It isn’t often that I feel I’m in a position to give advice to the aspiring authors of the world. It isn’t often that I feel I’m in a position to dispense advice to anyone, come to that.
This time, however, I have to admit that I’m not all that badly placed for the dispensing of advice to others. You see, I’m having to remind myself of something quite a lot at the moment and the thought has occurred to me that I could do worse than to tell some other people that need reminding of the same thing from time to time.
So here it is:
No matter what you might think, regardless of what your family, friends, or worst of all that little voice that speaks to you in the space between closing your eyes and falling asleep, say, you are a better writer than you give yourself credit for.

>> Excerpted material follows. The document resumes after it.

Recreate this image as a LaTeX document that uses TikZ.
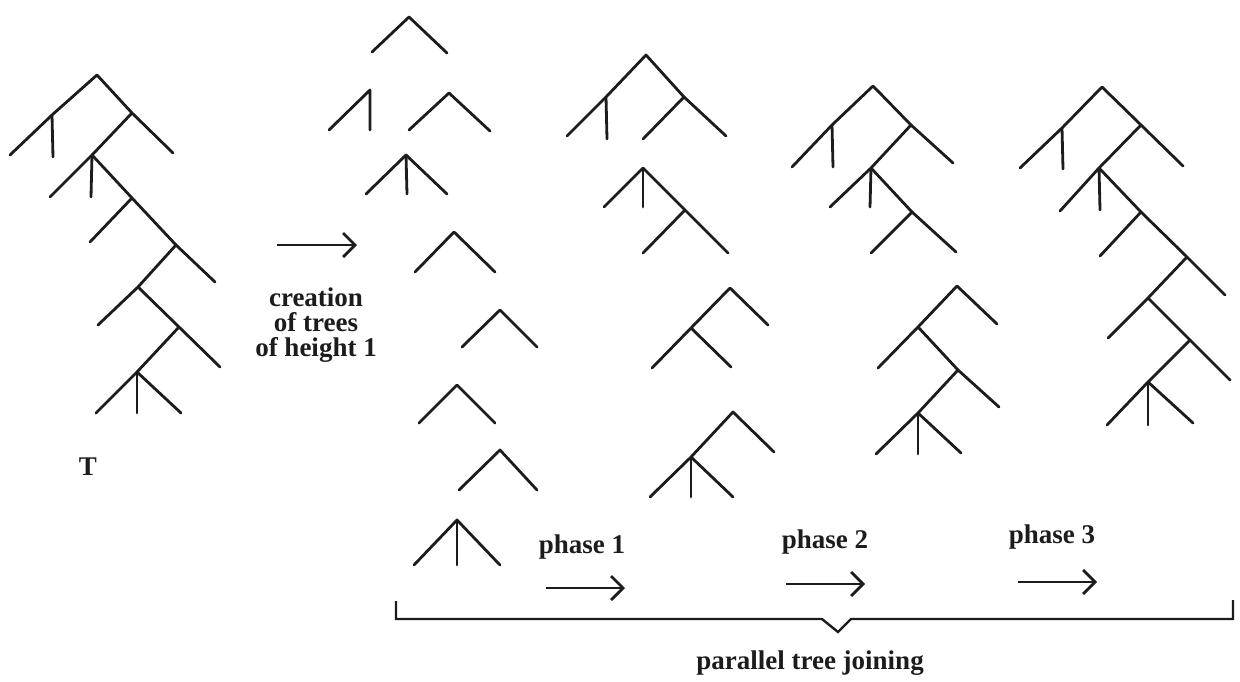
\documentclass[tikz,border=0pt]{standalone}
\usepackage{fontspec}
\setmainfont{Liberation Serif}
\usetikzlibrary{arrows.meta}
\definecolor{ink}{HTML}{1C1C1C}
\begin{document}
\begin{tikzpicture}[x=0.5pt,y=-0.5pt,
  edge/.style={draw=ink,line width=1.4pt,line cap=round,line join=round},
  lbl/.style={font=\bfseries\fontsize{13.5}{12.5}\selectfont,text=ink,inner sep=0pt,align=center},
  arr/.style={draw=ink,line width=1.4pt,-{Straight Barb[length=6pt,width=12pt]}},
  bracket/.style={draw=ink,line width=1.2pt,line join=miter}]
\useasboundingbox (0,0) rectangle (1240,681);

% ---------- tree T ----------
\coordinate (T-R) at (97,75);
\coordinate (T-A) at (52,115);  \coordinate (T-A1) at (10,155); \coordinate (T-A2) at (53,157);
\coordinate (T-B) at (132,113); \coordinate (T-B1) at (173,153);
\coordinate (T-C) at (92,155);  \coordinate (T-C1) at (50,197); \coordinate (T-C2) at (91,197);
\coordinate (T-D) at (132,198); \coordinate (T-D1) at (90,242);
\coordinate (T-E) at (176,245); \coordinate (T-E1) at (215,282);
\coordinate (T-F) at (138,287); \coordinate (T-F1) at (98,325);
\coordinate (T-G) at (179,327); \coordinate (T-G1) at (220,367);
\coordinate (T-H) at (137,372); \coordinate (T-H1) at (96,413); \coordinate (T-H2) at (137,413); \coordinate (T-H3) at (181,413);
\draw[edge] (T-A1) -- (T-A) -- (T-R) -- (T-B) -- (T-B1);
\draw[edge] (T-A) -- (T-A2);
\draw[edge] (T-B) -- (T-C) -- (T-C1);
\draw[edge] (T-C) -- (T-C2);
\draw[edge] (T-C) -- (T-D) -- (T-E) -- (T-E1);
\draw[edge] (T-D) -- (T-D1);
\draw[edge] (T-E) -- (T-F) -- (T-F1);
\draw[edge] (T-F) -- (T-G) -- (T-G1);
\draw[edge] (T-G) -- (T-H) -- (T-H1);
\draw[edge] (T-H) -- (T-H2);
\draw[edge] (T-H) -- (T-H3);
\node[lbl] (Tlabel) at (88,467) {T};

% ---------- creation arrow ----------
\coordinate (c0) at (277,245); \coordinate (c1) at (357,245);
\draw[arr] (c0) -- (c1);
\node[lbl] (creation) at (316,325) {creation\\of trees\\of height 1};

% ---------- trees of height 1 ----------
\coordinate (h1) at (409,17);  \coordinate (h1a) at (372,52);  \coordinate (h1b) at (447,53);
\draw[edge] (h1a) -- (h1) -- (h1b);
\coordinate (h2) at (370,90);  \coordinate (h2a) at (329,130); \coordinate (h2b) at (370,130);
\draw[edge] (h2a) -- (h2) -- (h2b);
\coordinate (h3) at (449,93);  \coordinate (h3a) at (409,130); \coordinate (h3b) at (490,131);
\draw[edge] (h3a) -- (h3) -- (h3b);
\coordinate (h4) at (406,155); \coordinate (h4a) at (366,194); \coordinate (h4b) at (407,194); \coordinate (h4c) at (447,194);
\draw[edge] (h4a) -- (h4) -- (h4c); \draw[edge] (h4) -- (h4b);
\coordinate (h5) at (454,232); \coordinate (h5a) at (415,272); \coordinate (h5b) at (495,272);
\draw[edge] (h5a) -- (h5) -- (h5b);
\coordinate (h6) at (500,310); \coordinate (h6a) at (462,347); \coordinate (h6b) at (537,347);
\draw[edge] (h6a) -- (h6) -- (h6b);
\coordinate (h7) at (457,385); \coordinate (h7a) at (419,423); \coordinate (h7b) at (495,423);
\draw[edge] (h7a) -- (h7) -- (h7b);
\coordinate (h8) at (500,450); \coordinate (h8a) at (459,490); \coordinate (h8b) at (537,490);
\draw[edge] (h8a) -- (h8) -- (h8b);
\coordinate (h9) at (457,520); \coordinate (h9a) at (414,565); \coordinate (h9b) at (457,565); \coordinate (h9c) at (500,565);
\draw[edge] (h9a) -- (h9) -- (h9c); \draw[edge] (h9) -- (h9b);

% ---------- after phase 1 ----------
\coordinate (pa-R) at (646,55);
\coordinate (pa-A) at (606,97); \coordinate (pa-A1) at (567,136); \coordinate (pa-A2) at (607,139);
\coordinate (pa-B) at (684,97); \coordinate (pa-B1) at (726,136); \coordinate (pa-B2) at (643,139);
\draw[edge] (pa-A1) -- (pa-A) -- (pa-R) -- (pa-B) -- (pa-B1);
\draw[edge] (pa-A) -- (pa-A2);
\draw[edge] (pa-B) -- (pa-B2);

\coordinate (pb-R) at (643,168); \coordinate (pb-R1) at (604,207); \coordinate (pb-R2) at (643,207);
\coordinate (pb-S) at (685,210); \coordinate (pb-S1) at (643,253); \coordinate (pb-S2) at (728,253);
\draw[edge] (pb-R1) -- (pb-R) -- (pb-S) -- (pb-S2);
\draw[edge] (pb-R) -- (pb-R2);
\draw[edge] (pb-S) -- (pb-S1);

\coordinate (pc-R) at (730,288); \coordinate (pc-R1) at (768,325);
\coordinate (pc-S) at (691,328); \coordinate (pc-S1) at (652,368); \coordinate (pc-S2) at (731,367);
\draw[edge] (pc-S1) -- (pc-S) -- (pc-R) -- (pc-R1);
\draw[edge] (pc-S) -- (pc-S2);

\coordinate (pd-R) at (733,412); \coordinate (pd-R1) at (774,452);
\coordinate (pd-S) at (691,457); \coordinate (pd-S1) at (650,497); \coordinate (pd-S2) at (691,497); \coordinate (pd-S3) at (733,497);
\draw[edge] (pd-S1) -- (pd-S) -- (pd-R) -- (pd-R1);
\draw[edge] (pd-S) -- (pd-S2);
\draw[edge] (pd-S) -- (pd-S3);

% ---------- after phase 2 ----------
\coordinate (qa-R) at (873,86);
\coordinate (qa-A) at (832,125); \coordinate (qa-A1) at (792,167); \coordinate (qa-A2) at (833,167);
\coordinate (qa-B) at (911,125); \coordinate (qa-B1) at (953,163);
\coordinate (qa-C) at (871,168); \coordinate (qa-C1) at (830,207); \coordinate (qa-C2) at (870,207);
\coordinate (qa-D) at (912,212); \coordinate (qa-D1) at (871,253); \coordinate (qa-D2) at (956,252);
\draw[edge] (qa-A1) -- (qa-A) -- (qa-R) -- (qa-B) -- (qa-B1);
\draw[edge] (qa-A) -- (qa-A2);
\draw[edge] (qa-B) -- (qa-C) -- (qa-C1);
\draw[edge] (qa-C) -- (qa-C2);
\draw[edge] (qa-C) -- (qa-D) -- (qa-D2);
\draw[edge] (qa-D) -- (qa-D1);

\coordinate (qb-E) at (957,286); \coordinate (qb-E1) at (997,324);
\coordinate (qb-F) at (918,327); \coordinate (qb-F1) at (878,368);
\coordinate (qb-G) at (958,370); \coordinate (qb-G1) at (999,407);
\coordinate (qb-H) at (918,413); \coordinate (qb-H1) at (876,454); \coordinate (qb-H2) at (918,454); \coordinate (qb-H3) at (961,453);
\draw[edge] (qb-F1) -- (qb-F) -- (qb-E) -- (qb-E1);
\draw[edge] (qb-F) -- (qb-G) -- (qb-G1);
\draw[edge] (qb-G) -- (qb-H) -- (qb-H1);
\draw[edge] (qb-H) -- (qb-H2);
\draw[edge] (qb-H) -- (qb-H3);

% ---------- after phase 3 ----------
\coordinate (r-R) at (1102,87);
\coordinate (r-A) at (1062,128); \coordinate (r-A1) at (1020,168); \coordinate (r-A2) at (1063,169);
\coordinate (r-B) at (1141,125); \coordinate (r-B1) at (1183,166);
\coordinate (r-C) at (1099,168); \coordinate (r-C1) at (1060,211); \coordinate (r-C2) at (1100,210);
\coordinate (r-D) at (1141,212); \coordinate (r-D1) at (1100,256);
\coordinate (r-E) at (1187,257); \coordinate (r-E1) at (1225,295);
\coordinate (r-F) at (1148,298); \coordinate (r-F1) at (1108,338);
\coordinate (r-G) at (1190,340); \coordinate (r-G1) at (1230,380);
\coordinate (r-H) at (1148,382); \coordinate (r-H1) at (1107,425); \coordinate (r-H2) at (1148,425); \coordinate (r-H3) at (1193,423);
\draw[edge] (r-A1) -- (r-A) -- (r-R) -- (r-B) -- (r-B1);
\draw[edge] (r-A) -- (r-A2);
\draw[edge] (r-B) -- (r-C) -- (r-C1);
\draw[edge] (r-C) -- (r-C2);
\draw[edge] (r-C) -- (r-D) -- (r-E) -- (r-E1);
\draw[edge] (r-D) -- (r-D1);
\draw[edge] (r-E) -- (r-F) -- (r-F1);
\draw[edge] (r-F) -- (r-G) -- (r-G1);
\draw[edge] (r-G) -- (r-H) -- (r-H1);
\draw[edge] (r-H) -- (r-H2);
\draw[edge] (r-H) -- (r-H3);

% ---------- phase labels and arrows ----------
\node[lbl] (ph1) at (582,547) {phase 1};
\node[lbl] (ph2) at (825,542) {phase 2};
\node[lbl] (ph3) at (1052,537) {phase 3};
\coordinate (a1s) at (546,588); \coordinate (a1e) at (625,588);
\coordinate (a2s) at (786,584); \coordinate (a2e) at (865,584);
\coordinate (a3s) at (1018,582); \coordinate (a3e) at (1097,582);
\draw[arr] (a1s) -- (a1e);
\draw[arr] (a2s) -- (a2e);
\draw[arr] (a3s) -- (a3e);

% ---------- bracket ----------
\coordinate (bL0) at (396,601); \coordinate (bL1) at (396,619);
\coordinate (bV0) at (822,619); \coordinate (bV) at (838,632); \coordinate (bV1) at (851,619);
\coordinate (bR1) at (1233,619); \coordinate (bR0) at (1233,600);
\draw[bracket] (bL0) -- (bL1) -- (bV0) -- (bV) -- (bV1) -- (bR1) -- (bR0);
\node[lbl] (ptj) at (810,663) {parallel tree joining};
\end{tikzpicture}
\end{document}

Go to the nearest bookshelf. Go now before any usefulness that this message may have wears off. Pull down a book. Not a book written by one of the authors that you really, really admire and envy, just a book by one of the ones that you quite enjoy but can take or leave if you’re not in the mood.
Now open it. Any page; it doesn’t matter. Read a few lines. Get a taste for the narrative, the dialogue.
Now re-read it. Put your writer’s glasses on (or, if you’re like me, screw up one eye and put your writer’s monocle in).
See how the text doesn’t always flow quite right? Notice how the dialogue always seems to be trying to tell you too much, as though the author has take "show, don’t tell" too far and is putting what should really be in the narrative in speech marks instead?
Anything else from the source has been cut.